I think his point is, that there are (due to the limits of longs/BigInts) only a finite number of configurations before an integer overflow. I am not qualified to present an argument against, but I think there are some programs for which the computation time would be greater than the age of the universe. For example, “Print all possible configurations of this 4k monitor”.
Yes, this infinite loop solver would take longer than the universe's age to print all possible configurations of this 4k monitor, but it would take a finite amount of time as opposed to infinite. (Provided that the integer n is big enough as a arbitrary precision fixed point unsigned integer)

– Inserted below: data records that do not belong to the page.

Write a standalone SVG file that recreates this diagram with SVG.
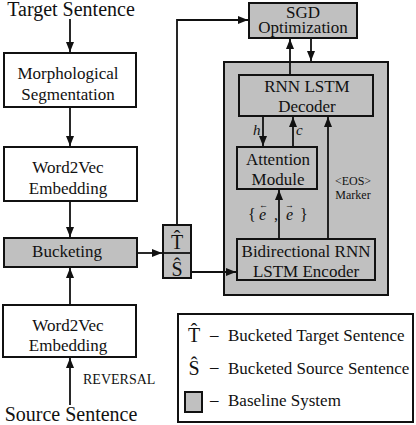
<svg xmlns="http://www.w3.org/2000/svg" width="416" height="425" viewBox="0 0 416 425">
<defs>
<style>
text{font-family:"Liberation Serif","Times New Roman",serif;fill:#111;}
.t17{font-size:17px;text-anchor:middle;}
.big{font-size:20px;}
.sm{font-size:12px;text-anchor:middle;}
.box{fill:#fff;stroke:#111;stroke-width:2;}
.gbox{fill:#c0c0c0;stroke:#111;stroke-width:2;}
.ln{fill:none;stroke:#111;stroke-width:1.8;}
.it{font-style:italic;}
</style>
<marker id="ah" markerUnits="userSpaceOnUse" markerWidth="11" markerHeight="9" refX="10" refY="4" orient="auto">
<path d="M0,0 L10,4 L0,8 z" fill="#111"/>
</marker>
</defs>
<rect width="416" height="425" fill="#fff"/>

<g id="baseline-system">
<rect class="gbox" x="224" y="62" width="164" height="233"/>
</g>

<g id="connectors">
<line class="ln" x1="70" y1="19" x2="70" y2="52" marker-end="url(#ah)"/>
<line class="ln" x1="70" y1="107" x2="70" y2="146" marker-end="url(#ah)"/>
<line class="ln" x1="70" y1="201" x2="70" y2="237" marker-end="url(#ah)"/>
<line class="ln" x1="70" y1="305" x2="70" y2="268" marker-end="url(#ah)"/>
<line class="ln" x1="70" y1="405" x2="70" y2="358" marker-end="url(#ah)"/>
<line class="ln" x1="137" y1="253" x2="162" y2="253" marker-end="url(#ah)"/>
<polyline class="ln" points="177,225 177,20 248,20" marker-end="url(#ah)"/>
<line class="ln" x1="191" y1="272" x2="236" y2="272" marker-end="url(#ah)"/>
<line class="ln" x1="290" y1="75" x2="290" y2="39" marker-end="url(#ah)"/>
<line class="ln" x1="311" y1="38" x2="311" y2="61" marker-end="url(#ah)"/>
<line class="ln" x1="263" y1="116" x2="263" y2="146" marker-end="url(#ah)"/>
<line class="ln" x1="293" y1="147" x2="293" y2="117" marker-end="url(#ah)"/>
<line class="ln" x1="328" y1="239" x2="328" y2="117" marker-end="url(#ah)"/>
<line class="ln" x1="279" y1="239" x2="279" y2="190" marker-end="url(#ah)"/>
<text class="it" x="253" y="135" font-size="15">h</text>
<text class="it" x="296" y="135" font-size="15">c</text>
<text x="248" y="220" font-size="16" fill="#333">{</text>
<text class="it" x="259" y="220" font-size="16" fill="#333">e</text>
<text x="259" y="208" font-size="9" fill="#333">←</text>
<text x="274" y="220" font-size="16" fill="#333">,</text>
<text class="it" x="286" y="220" font-size="16" fill="#333">e</text>
<text x="285" y="208" font-size="9" fill="#333">→</text>
<text x="300" y="220" font-size="16" fill="#333">}</text>
<text class="sm" x="353" y="185">&lt;EOS&gt;</text>
<text class="sm" x="353" y="199">Marker</text>
<text x="83" y="384" font-size="14">REVERSAL</text>
</g>

<g id="target-sentence">
<text class="big" x="71" y="16" text-anchor="middle">Target Sentence</text>
</g>
<g id="morph-seg">
<rect class="box" x="4" y="53" width="132" height="54"/>
<text class="t17" x="68" y="79">Morphological</text>
<text class="t17" x="68" y="100">Segmentation</text>
</g>
<g id="w2v-target">
<rect class="box" x="4" y="147" width="133" height="54"/>
<text class="t17" x="68" y="173">Word2Vec</text>
<text class="t17" x="68" y="194">Embedding</text>
</g>
<g id="bucketing">
<rect class="gbox" x="4" y="238" width="133" height="29"/>
<text class="t17" x="67" y="257">Bucketing</text>
</g>
<g id="w2v-source">
<rect class="box" x="3" y="305" width="133" height="52"/>
<text class="t17" x="68" y="331">Word2Vec</text>
<text class="t17" x="68" y="351">Embedding</text>
</g>
<g id="source-sentence">
<text class="big" x="71" y="421" text-anchor="middle">Source Sentence</text>
</g>
<g id="bucket-ts">
<rect class="gbox" x="163" y="225" width="28" height="53"/>
<line class="ln" x1="163" y1="253" x2="191" y2="253"/>
<text class="big" x="177" y="249" text-anchor="middle">T&#770;</text>
<text class="big" x="177" y="276" text-anchor="middle">&#348;</text>
</g>
<g id="sgd">
<rect class="gbox" x="249" y="3" width="108" height="35"/>
<text class="t17" x="303" y="18">SGD</text>
<text class="t17" x="303" y="33">Optimization</text>
</g>
<g id="decoder">
<rect class="gbox" x="239" y="75" width="134" height="41"/>
<text class="t17" x="307" y="92">RNN LSTM</text>
<text class="t17" x="307" y="112">Decoder</text>
</g>
<g id="attention">
<rect class="gbox" x="237" y="147" width="80" height="42"/>
<text class="t17" x="278" y="165">Attention</text>
<text class="t17" x="278" y="185">Module</text>
</g>
<g id="encoder">
<rect class="gbox" x="237" y="239" width="138" height="41"/>
<text class="t17" x="306" y="257">Bidirectional RNN</text>
<text class="t17" x="306" y="277">LSTM Encoder</text>
</g>
<g id="legend">
<rect class="box" x="178" y="314" width="235" height="108"/>
<text class="big" x="194" y="342" text-anchor="middle">T&#770;</text>
<text font-size="17" x="210" y="340">–</text>
<text font-size="17" x="228" y="341">Bucketed Target Sentence</text>
<text class="big" x="194" y="375" text-anchor="middle">&#348;</text>
<text font-size="17" x="210" y="372">–</text>
<text font-size="17" x="228" y="374">Bucketed Source Sentence</text>
<rect class="gbox" x="185" y="392" width="17" height="20"/>
<text font-size="17" x="210" y="405">–</text>
<text font-size="17" x="228" y="406">Baseline System</text>
</g>
</svg>
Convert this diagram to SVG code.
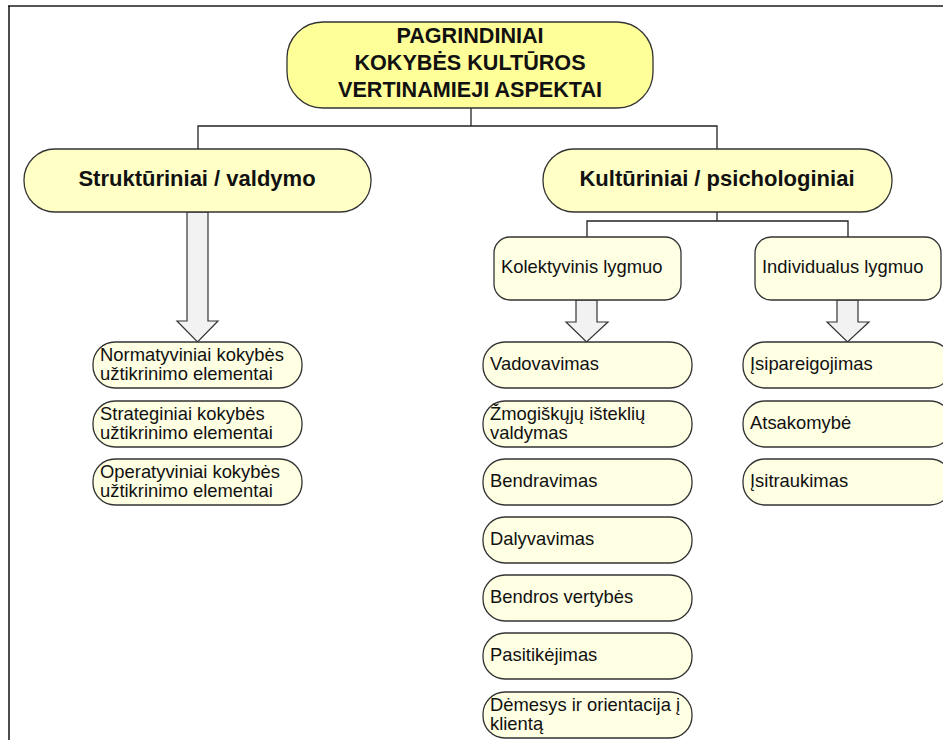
<svg xmlns="http://www.w3.org/2000/svg" width="943" height="740" viewBox="0 0 943 740">
  <style>
    .frame-top { stroke: #555555; stroke-width: 2; fill: none; }
    .frame-left { stroke: #111111; stroke-width: 1.5; fill: none; }
    .box { stroke: #333333; stroke-width: 1.3; }
    .root { fill: #FFFF99; }
    .branch { fill: #FFFFC6; }
    .leaf { fill: #FFFFE3; }
    .line { stroke: #222222; stroke-width: 1.3; fill: none; }
    .arrow { fill: #F2F2F2; stroke: #333333; stroke-width: 1.2; }
    text { font-family: "Liberation Sans", Arial, sans-serif; fill: #111111; }
    .t-root { font-size: 21.6px; font-weight: bold; text-anchor: middle; }
    .t-branch { font-size: 22px; font-weight: bold; text-anchor: middle; }
    .t-item { font-size: 18.4px; }
  </style>

  <rect width="943" height="740" fill="#ffffff"/>

  <!-- page frame -->
  <line class="frame-top" x1="8" y1="6" x2="943" y2="6"/>
  <line class="frame-left" x1="9" y1="6" x2="9" y2="740"/>

  <!-- connectors -->
  <g id="connectors">
    <polyline class="line" points="471,108 471,126"/>
    <polyline class="line" points="198,150 198,126 717,126 717,150"/>
    <polyline class="line" points="717,212 717,221"/>
    <polyline class="line" points="587,237 587,221 848,221 848,237"/>
    <polygon class="arrow" points="187,212 208,212 208,321 218,321 197.5,342 177,321 187,321"/>
    <polygon class="arrow" points="576,300 597,300 597,322 608,322 586.5,342 566,322 576,322"/>
    <polygon class="arrow" points="837,300 858,300 858,322 869,322 847.5,342 827,322 837,322"/>
  </g>

  <!-- root -->
  <g id="node-root">
    <rect class="box root" x="287" y="22" width="366" height="86" rx="36" ry="36"/>
    <text class="t-root" x="470" y="43">PAGRINDINIAI</text>
    <text class="t-root" x="470" y="70">KOKYBĖS KULTŪROS</text>
    <text class="t-root" x="470" y="97">VERTINAMIEJI ASPEKTAI</text>
  </g>

  <!-- second level -->
  <g id="node-strukturiniai">
    <rect class="box branch" x="24" y="149" width="347" height="63" rx="31" ry="31"/>
    <text class="t-branch" x="197" y="186">Struktūriniai / valdymo</text>
  </g>
  <g id="node-kulturiniai">
    <rect class="box branch" x="543" y="149" width="349" height="63" rx="31" ry="31"/>
    <text class="t-branch" x="717" y="186">Kultūriniai / psichologiniai</text>
  </g>

  <!-- third level -->
  <g id="node-kolektyvinis">
    <rect class="box leaf" x="494" y="237" width="187" height="63" rx="16" ry="16"/>
    <text class="t-item" x="501" y="273">Kolektyvinis lygmuo</text>
  </g>
  <g id="node-individualus">
    <rect class="box leaf" x="755" y="237" width="186" height="63" rx="16" ry="16"/>
    <text class="t-item" x="762" y="273">Individualus lygmuo</text>
  </g>

  <!-- structural elements -->
  <g id="node-normatyviniai">
    <rect class="box leaf" x="93" y="342" width="209" height="46" rx="22" ry="22"/>
    <text class="t-item" x="100" y="361">Normatyviniai kokybės</text>
    <text class="t-item" x="100" y="380">užtikrinimo elementai</text>
  </g>
  <g id="node-strateginiai">
    <rect class="box leaf" x="93" y="401" width="209" height="46" rx="22" ry="22"/>
    <text class="t-item" x="100" y="420">Strateginiai kokybės</text>
    <text class="t-item" x="100" y="439">užtikrinimo elementai</text>
  </g>
  <g id="node-operatyviniai">
    <rect class="box leaf" x="93" y="459" width="209" height="46" rx="22" ry="22"/>
    <text class="t-item" x="100" y="478">Operatyviniai kokybės</text>
    <text class="t-item" x="100" y="497">užtikrinimo elementai</text>
  </g>

  <!-- collective level -->
  <g id="node-vadovavimas">
    <rect class="box leaf" x="483" y="342" width="209" height="46" rx="22" ry="22"/>
    <text class="t-item" x="490" y="370">Vadovavimas</text>
  </g>
  <g id="node-zmogiskuju">
    <rect class="box leaf" x="483" y="401" width="209" height="46" rx="22" ry="22"/>
    <text class="t-item" x="490" y="420">Žmogiškųjų išteklių</text>
    <text class="t-item" x="490" y="439">valdymas</text>
  </g>
  <g id="node-bendravimas">
    <rect class="box leaf" x="483" y="459" width="209" height="46" rx="22" ry="22"/>
    <text class="t-item" x="490" y="487">Bendravimas</text>
  </g>
  <g id="node-dalyvavimas">
    <rect class="box leaf" x="483" y="517" width="209" height="46" rx="22" ry="22"/>
    <text class="t-item" x="490" y="545">Dalyvavimas</text>
  </g>
  <g id="node-vertybes">
    <rect class="box leaf" x="483" y="575" width="209" height="46" rx="22" ry="22"/>
    <text class="t-item" x="490" y="603">Bendros vertybės</text>
  </g>
  <g id="node-pasitikejimas">
    <rect class="box leaf" x="483" y="633" width="209" height="46" rx="22" ry="22"/>
    <text class="t-item" x="490" y="661">Pasitikėjimas</text>
  </g>
  <g id="node-demesys">
    <rect class="box leaf" x="483" y="692" width="209" height="46" rx="22" ry="22"/>
    <text class="t-item" x="490" y="711">Dėmesys ir orientacija į</text>
    <text class="t-item" x="490" y="730">klientą</text>
  </g>

  <!-- individual level -->
  <g id="node-isipareigojimas">
    <rect class="box leaf" x="743" y="342" width="209" height="46" rx="22" ry="22"/>
    <text class="t-item" x="750" y="370">Įsipareigojimas</text>
  </g>
  <g id="node-atsakomybe">
    <rect class="box leaf" x="743" y="401" width="209" height="46" rx="22" ry="22"/>
    <text class="t-item" x="750" y="429">Atsakomybė</text>
  </g>
  <g id="node-isitraukimas">
    <rect class="box leaf" x="743" y="459" width="209" height="46" rx="22" ry="22"/>
    <text class="t-item" x="750" y="487">Įsitraukimas</text>
  </g>
</svg>
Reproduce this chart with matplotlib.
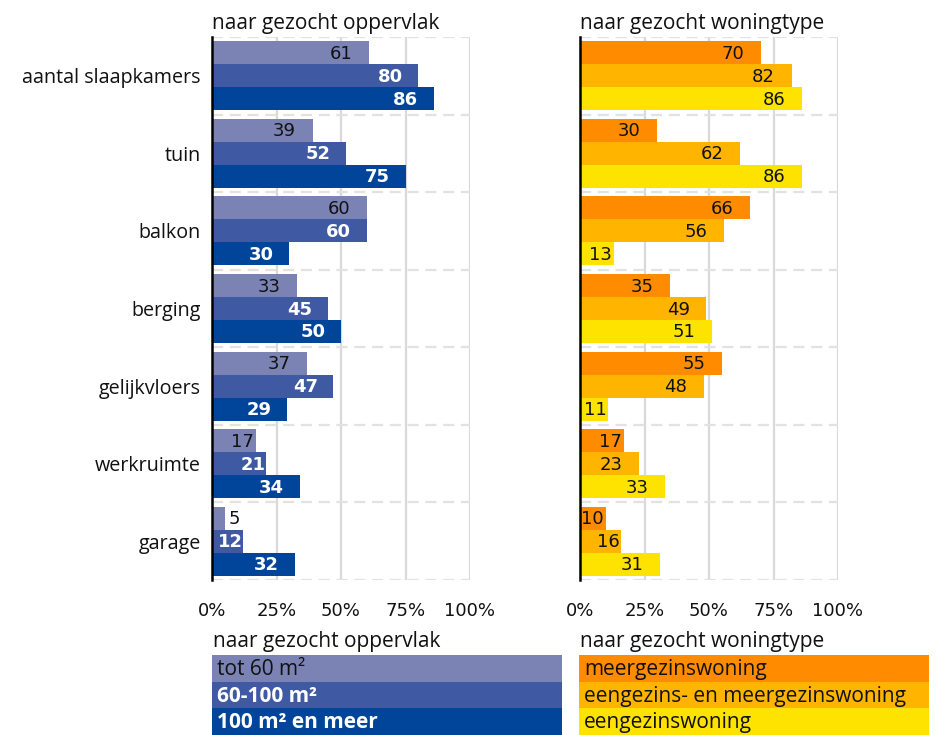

I think (and I am no expert here, so correct me if I am wrong) that, when it comes to actually written programs, there is little difference between “actually infinite” and “practically infinite”. This is like saying the probability of any particular real number being given by a float is zero because floats are only countable infinite (practically) rather than uncountable infinite. I don’t know, maybe I am talking out of my ass, tho lol
then you have added nothing to the problem. of course if you run the program and it halts, even if runs until T+heatdeathofuniverse^googleplex (which is a finite time) without an infinite loop, you have not solved the conundrum implied by Turing’s work.
Turing proved no algorithm exists that always correctly decides whether, for a given arbitrary program and input, the program halts when run with that input. The essence of Turing's proof is that any such algorithm can be made to produce contradictory output and therefore cannot be correct.